Today, I would like to investigate relative entropy change (before and after) in hashing. In others words, if I have a bag of words which have an initial entropy, after I hash these words what happens to the entropy of the resulting words?

Code

First, I need a random vector of 8-bit vectors:

(defun random-vector (n)
   (coerce (loop repeat n collect (random 256)) '(vector (unsigned-byte 8))))

RANDOM-VECTOR

But, I don’t need single individual words but sets of words since I need to calculate entropy:

(defun random-collection (n m)
   (loop repeat n collect (random-vector (+ 10 (random m)))))

RANDOM-COLLECTION

Now, the entropy function

(defun entropy (collection)
   (let ((result (make-array 256 :initial-element 0))
         (entrop 0.0d0)
         (N 0))
     (dolist (i (loop for x in collection append (coerce x 'list)))
        (incf (aref result i)))
     (setf N (reduce #'+ result))
     (- (log N 2) 
        (/ (reduce #'+ (map 'list (lambda (x) (if (> x 0) (* x (log x 2)) 0)) result)) 
           N))))

ENTROPY

For hashing I will use the ironclad crypto library.

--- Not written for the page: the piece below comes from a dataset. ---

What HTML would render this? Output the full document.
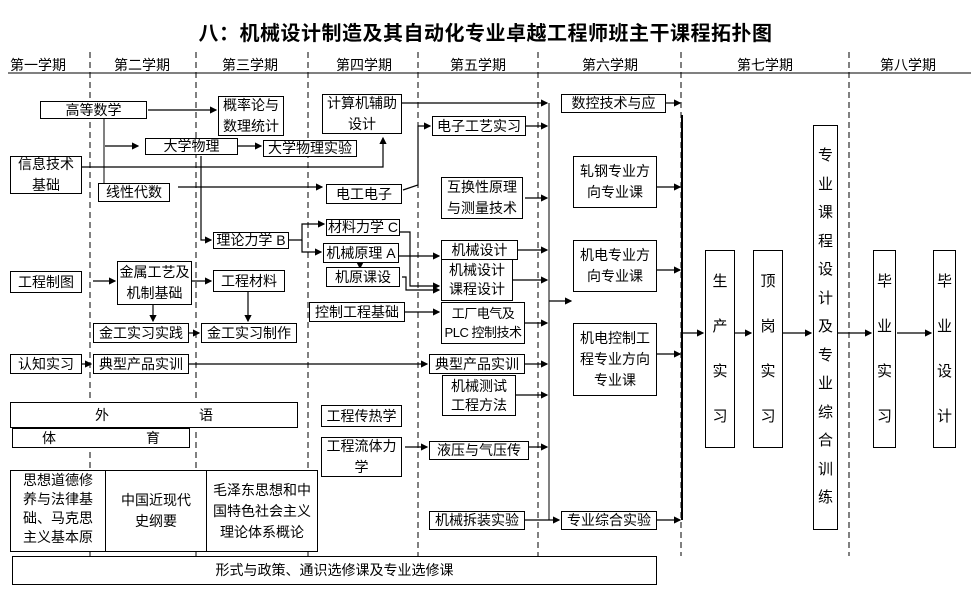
<!DOCTYPE html>
<html><head><meta charset="utf-8"><style>
body{margin:0;background:#fff;width:971px;height:591px;position:relative;overflow:hidden;font-family:"Liberation Sans","Noto Sans CJK SC",sans-serif;color:#000}
.b{position:absolute;border:1px solid #000;box-sizing:border-box;display:flex;align-items:center;justify-content:center;text-align:center;font-size:14px;line-height:21px;background:#fff}
.v{font-size:15px;line-height:27px;flex-direction:column}
.t{position:absolute;font-size:14px}
svg{position:absolute;left:0;top:0}
</style></head><body>
<div class="t" style="left:0;top:17px;width:971px;text-align:center;font-size:20px;font-weight:bold;letter-spacing:0.5px">八：机械设计制造及其自动化专业卓越工程师班主干课程拓扑图</div>
<div class="t" style="left:10px;top:55px">第一学期</div>
<div class="t" style="left:114px;top:55px">第二学期</div>
<div class="t" style="left:222px;top:55px">第三学期</div>
<div class="t" style="left:336px;top:55px">第四学期</div>
<div class="t" style="left:450px;top:55px">第五学期</div>
<div class="t" style="left:582px;top:55px">第六学期</div>
<div class="t" style="left:737px;top:55px">第七学期</div>
<div class="t" style="left:880px;top:55px">第八学期</div>
<svg width="971" height="591">
<defs><marker id="a" markerWidth="6" markerHeight="6" refX="5" refY="3" orient="auto"><path d="M0,0L6,3L0,6z" fill="#000"/></marker></defs>
<line x1="8" y1="73" x2="971" y2="73" stroke="#000"/>
<g stroke="#000" stroke-dasharray="6,4">
<line x1="90" y1="52" x2="90" y2="556"/><line x1="196" y1="52" x2="196" y2="556"/><line x1="308" y1="52" x2="308" y2="556"/><line x1="418" y1="52" x2="418" y2="556"/><line x1="538" y1="52" x2="538" y2="556"/><line x1="681" y1="52" x2="681" y2="556"/><line x1="849" y1="52" x2="849" y2="556"/>
</g>
<g stroke="#000" fill="none" stroke-width="1.2" marker-end="url(#a)">
<line x1="148" y1="110" x2="216" y2="110"/>
<line x1="105" y1="146" x2="138" y2="146"/>
<line x1="238" y1="146" x2="261" y2="146"/>
<polyline points="82,167 383,167 383,138" />
<line x1="178" y1="187" x2="322" y2="187"/>
<polyline points="201,156 201,240 211,240"/>
<line x1="93" y1="281" x2="115" y2="281"/>
<line x1="192" y1="281" x2="211" y2="281"/>
<line x1="153" y1="305" x2="153" y2="321"/>
<line x1="248" y1="292" x2="248" y2="321"/>
<line x1="189" y1="333" x2="199" y2="333"/>
<line x1="82" y1="364" x2="91" y2="364"/>
<line x1="189" y1="364" x2="427" y2="364"/>
<line x1="402" y1="103" x2="547" y2="103"/>
<polyline points="403,190 418,185 418,126 430,126"/>
<polyline points="289,240 302,240 302,224 324,224"/>
<polyline points="302,240 302,252 321,252"/>
<line x1="360" y1="263" x2="360" y2="268"/>
<line x1="399" y1="256" x2="439" y2="256"/>
<polyline points="400,232 410,232 410,286 439,286"/>
<polyline points="402,277 406,277 406,290 439,290"/>
<line x1="405" y1="312" x2="439" y2="312"/>
<line x1="405" y1="447" x2="427" y2="447"/>
<line x1="526" y1="126" x2="547" y2="126"/>
<line x1="525" y1="198" x2="547" y2="198"/>
<line x1="513" y1="250" x2="547" y2="250"/>
<line x1="513" y1="280" x2="547" y2="280"/>
<line x1="525" y1="323" x2="547" y2="323"/>
<line x1="525" y1="364" x2="547" y2="364"/>
<line x1="516" y1="395" x2="547" y2="395"/>
<line x1="529" y1="447" x2="547" y2="447"/>
<line x1="525" y1="520" x2="559" y2="520"/>
<line x1="549" y1="301" x2="571" y2="301"/>
<line x1="666" y1="103" x2="680" y2="103"/>
<line x1="657" y1="187" x2="680" y2="187"/>
<line x1="657" y1="270" x2="680" y2="270"/>
<line x1="657" y1="354" x2="680" y2="354"/>
<line x1="657" y1="520" x2="680" y2="520"/>
<line x1="682" y1="333" x2="703" y2="333"/>
<line x1="735" y1="333" x2="751" y2="333"/>
<line x1="783" y1="333" x2="811" y2="333"/>
<line x1="838" y1="333" x2="871" y2="333"/>
<line x1="897" y1="333" x2="931" y2="333"/>
</g>
<g stroke="#000" fill="none">
<line x1="104" y1="119" x2="104" y2="183"/>
<line x1="549" y1="103" x2="549" y2="520"/>
<line x1="682" y1="115" x2="682" y2="520" stroke-width="2"/>
</g>
</svg>
<div class="b" style="left:40px;top:101px;width:107px;height:18px">高等数学</div>
<div class="b" style="left:218px;top:96px;width:66px;height:40px">概率论与<br>数理统计</div>
<div class="b" style="left:145px;top:138px;width:93px;height:17px">大学物理</div>
<div class="b" style="left:263px;top:140px;width:94px;height:17px">大学物理实验</div>
<div class="b" style="left:10px;top:156px;width:72px;height:38px">信息技术<br>基础</div>
<div class="b" style="left:98px;top:183px;width:72px;height:19px">线性代数</div>
<div class="b" style="left:213px;top:232px;width:76px;height:17px">理论力学 B</div>
<div class="b" style="left:117px;top:261px;width:75px;height:44px">金属工艺及<br>机制基础</div>
<div class="b" style="left:10px;top:271px;width:72px;height:22px">工程制图</div>
<div class="b" style="left:213px;top:270px;width:72px;height:22px">工程材料</div>
<div class="b" style="left:93px;top:323px;width:96px;height:20px">金工实习实践</div>
<div class="b" style="left:201px;top:323px;width:96px;height:20px">金工实习制作</div>
<div class="b" style="left:10px;top:354px;width:72px;height:20px">认知实习</div>
<div class="b" style="left:93px;top:354px;width:96px;height:20px">典型产品实训</div>
<div class="b" style="left:10px;top:402px;width:288px;height:26px"><span style="margin-right:90px">外</span>语</div>
<div class="b" style="left:12px;top:428px;width:178px;height:20px"><span style="margin-right:90px">体</span>育</div>
<div class="b" style="left:10px;top:470px;width:308px;height:82px;justify-content:flex-start;align-items:stretch">
<div style="width:94px;border-right:1px solid #000;line-height:19px">思想道德修<br>养与法律基<br>础、马克思<br>主义基本原</div>
<div style="width:100px;border-right:1px solid #000;display:flex;align-items:center;justify-content:center">中国近现代<br>史纲要</div>
<div style="flex:1;display:flex;align-items:center;justify-content:center">毛泽东思想和中<br>国特色社会主义<br>理论体系概论</div></div>
<div class="b" style="left:12px;top:556px;width:645px;height:29px">形式与政策、通识选修课及专业选修课</div>
<div class="b" style="left:322px;top:94px;width:80px;height:40px">计算机辅助<br>设计</div>
<div class="b" style="left:326px;top:184px;width:76px;height:20px">电工电子</div>
<div class="b" style="left:326px;top:219px;width:74px;height:17px">材料力学 C</div>
<div class="b" style="left:323px;top:243px;width:76px;height:20px">机械原理 A</div>
<div class="b" style="left:326px;top:267px;width:74px;height:20px">机原课设</div>
<div class="b" style="left:309px;top:302px;width:96px;height:20px">控制工程基础</div>
<div class="b" style="left:321px;top:405px;width:81px;height:22px">工程传热学</div>
<div class="b" style="left:321px;top:437px;width:81px;height:40px">工程流体力<br>学</div>
<div class="b" style="left:432px;top:116px;width:94px;height:20px">电子工艺实习</div>
<div class="b" style="left:441px;top:177px;width:82px;height:42px">互换性原理<br>与测量技术</div>
<div class="b" style="left:441px;top:240px;width:77px;height:20px">机械设计</div>
<div class="b" style="left:441px;top:259px;width:72px;height:42px;line-height:19px">机械设计<br>课程设计</div>
<div class="b" style="left:441px;top:302px;width:84px;height:42px;line-height:19px;font-size:13px;letter-spacing:-0.5px;white-space:nowrap">工厂电气及<br>PLC 控制技术</div>
<div class="b" style="left:429px;top:354px;width:96px;height:20px">典型产品实训</div>
<div class="b" style="left:442px;top:375px;width:74px;height:41px;line-height:19px">机械测试<br>工程方法</div>
<div class="b" style="left:429px;top:441px;width:100px;height:19px">液压与气压传</div>
<div class="b" style="left:429px;top:511px;width:96px;height:19px">机械拆装实验</div>
<div class="b" style="left:561px;top:94px;width:105px;height:19px">数控技术与应</div>
<div class="b" style="left:573px;top:156px;width:84px;height:52px">轧钢专业方<br>向专业课</div>
<div class="b" style="left:573px;top:240px;width:84px;height:52px">机电专业方<br>向专业课</div>
<div class="b" style="left:573px;top:323px;width:84px;height:73px">机电控制工<br>程专业方向<br>专业课</div>
<div class="b" style="left:561px;top:511px;width:96px;height:19px">专业综合实验</div>
<div class="b v" style="left:705px;top:250px;width:30px;height:198px;line-height:45px">生<br>产<br>实<br>习</div>
<div class="b v" style="left:753px;top:250px;width:30px;height:198px;line-height:45px">顶<br>岗<br>实<br>习</div>
<div class="b v" style="left:813px;top:125px;width:25px;height:405px;line-height:28.5px">专<br>业<br>课<br>程<br>设<br>计<br>及<br>专<br>业<br>综<br>合<br>训<br>练</div>
<div class="b v" style="left:873px;top:250px;width:23px;height:198px;line-height:45px">毕<br>业<br>实<br>习</div>
<div class="b v" style="left:933px;top:250px;width:23px;height:198px;line-height:45px">毕<br>业<br>设<br>计</div>
</body></html>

I will define several hash functions where each return a vector of 8-bit bytes.

(require :ironclad)

(SB-ROTATE-BYTE IRONCLAD)

(let ((hasher (ironclad:make-digest :md5)))
   (defun md5-digest (x)
      (ironclad:digest-sequence hasher x)))

MD5-DIGEST

(let ((hasher (ironclad:make-digest :sha1)))
   (defun sha1-digest (x)
      (ironclad:digest-sequence hasher x)))

SHA1-DIGEST

(let ((hasher (ironclad:make-digest :sha224)))
   (defun sha224-digest (x)
      (ironclad:digest-sequence hasher x)))

SHA224-DIGEST

The experiment

First, I need to write a function which will perform the numerical experiments:

(defun experiment (hashfn rep batch len filename)
   (with-open-file (data (concatenate 'string filename ".csv")
                         :direction :output
                         :if-exists :overwrite
                         :if-does-not-exist :create)
      (loop repeat rep do
         (let* ((N (+ 5 (random batch)))
                (M (+ 5 (random len)))
                (clear (random-collection N M))
                (hashed (mapcar hashfn clear)))
            (format data "~4,2f ~4,2f~%" (entropy clear) (entropy hashed))))))

EXPERIMENT

Next, let me see what happens with the MD5 hash:

(experiment #'md5-digest 1000 100 10 "hash2-data-md5")

NIL

Now, with the SHA1 hash:

(experiment #'sha1-digest 1000 100 10 "hash2-data-sha1")

NIL

And, finally with SHA224 hash:

(experiment #'sha224-digest 1000 100 10 "hash2-data-sha224")

NIL

Analysis

The result is not surprising: hashing isn’t supposed to add or take away any entropy since we expect the hash to be collision-free. Mathematically speaking, we ask the hash function to be one-to-one in practice. Theoretically speaking, this is impossible, hence the adjective in practice. In any case, this was an interesting experiment to see if there is any weaknesses in the SHA1, SHA224 or MD5 hashing.

There is something interesting: There is a slight bent in the SHA224 graph above: it looks like it is sub-linear. This could be an artifact of the small sample size, and definitely worth investigating in the future.